The typedef is in a section guarded by
#if (!defined(CUDACC) && defined(CU_USE_NATIVE_COMPLEX))
RIght now, it is dead code.
Hi mfatica, thanks for the reply. Your thoughts on the following will be appreciated:
We have an algorithm using complex arithmetic that we want to run on
the GPU. As a first step, we implement it using C99 native complex
types, compile it using gcc and test it on the host CPU. The second
step is to convert the “float complex” declarations to
“cuFloatComplex”, and the arithmetic operations themselves to use the
inline functions from the cuComplex.h header (e.g. replace “z = a + b”
with z = cuCaddf(a, B), etc), then recompile using gcc using
“-DCU_USE_NATIVE_COMPLEX”. In principle, this should generate
identical CPU machine code. If we’ve done everything right, it will
run again on the host and get the same answer it did before we made
this transformation. The third and final step, obviously, is to
recompile the code unchanged with nvcc and run it on the GPU.

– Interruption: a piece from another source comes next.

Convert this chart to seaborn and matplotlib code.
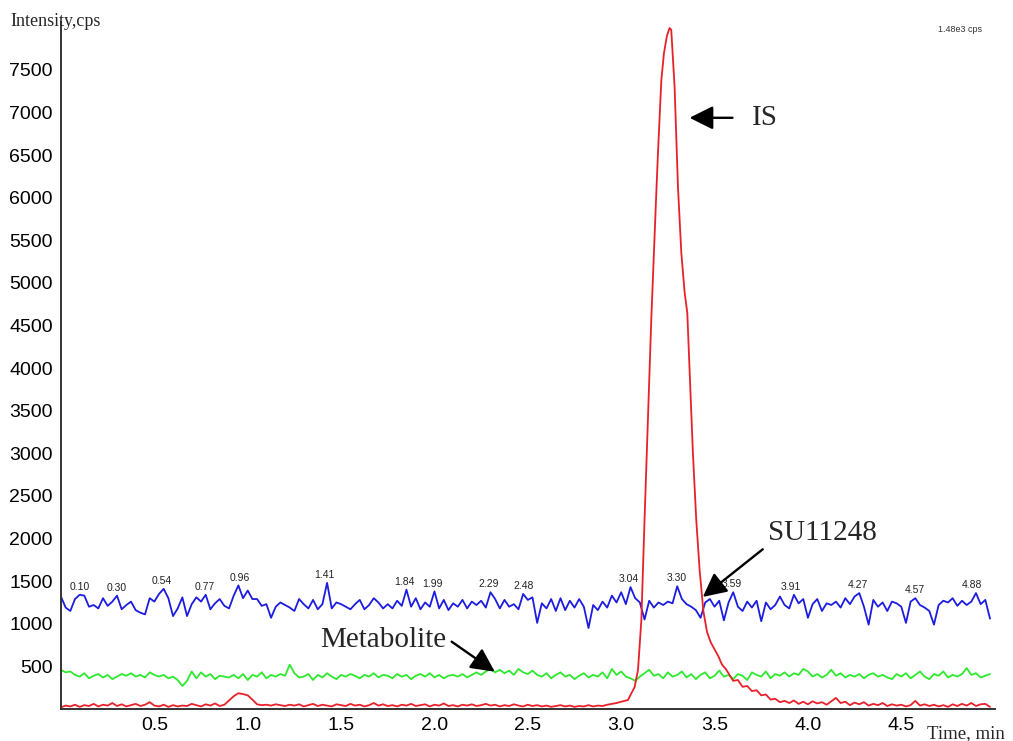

The second step didn’t work. The reason it didn’t work is because
cuComplex.h contained this line
typedef complex cuFloatComplex;
when it should have had
typedef float complex cuFloatComplex;
Now, you can argue that the header is only supposed to work when
compiling with NVCC, but then why include the conditional for
CU_USE_NATIVE_COMPLEX? If you always have NVCC defined, the
preprocessor conditionals make CU_USE_NATIVE_COMPLEX itself dead code.
It seems to me that the way the header was written was to support
exactly this style of algorithm development: implement and test your
algorithm first on the host using native complex types, then switch to
the GPU when you get it working.
MMB
Bump
bump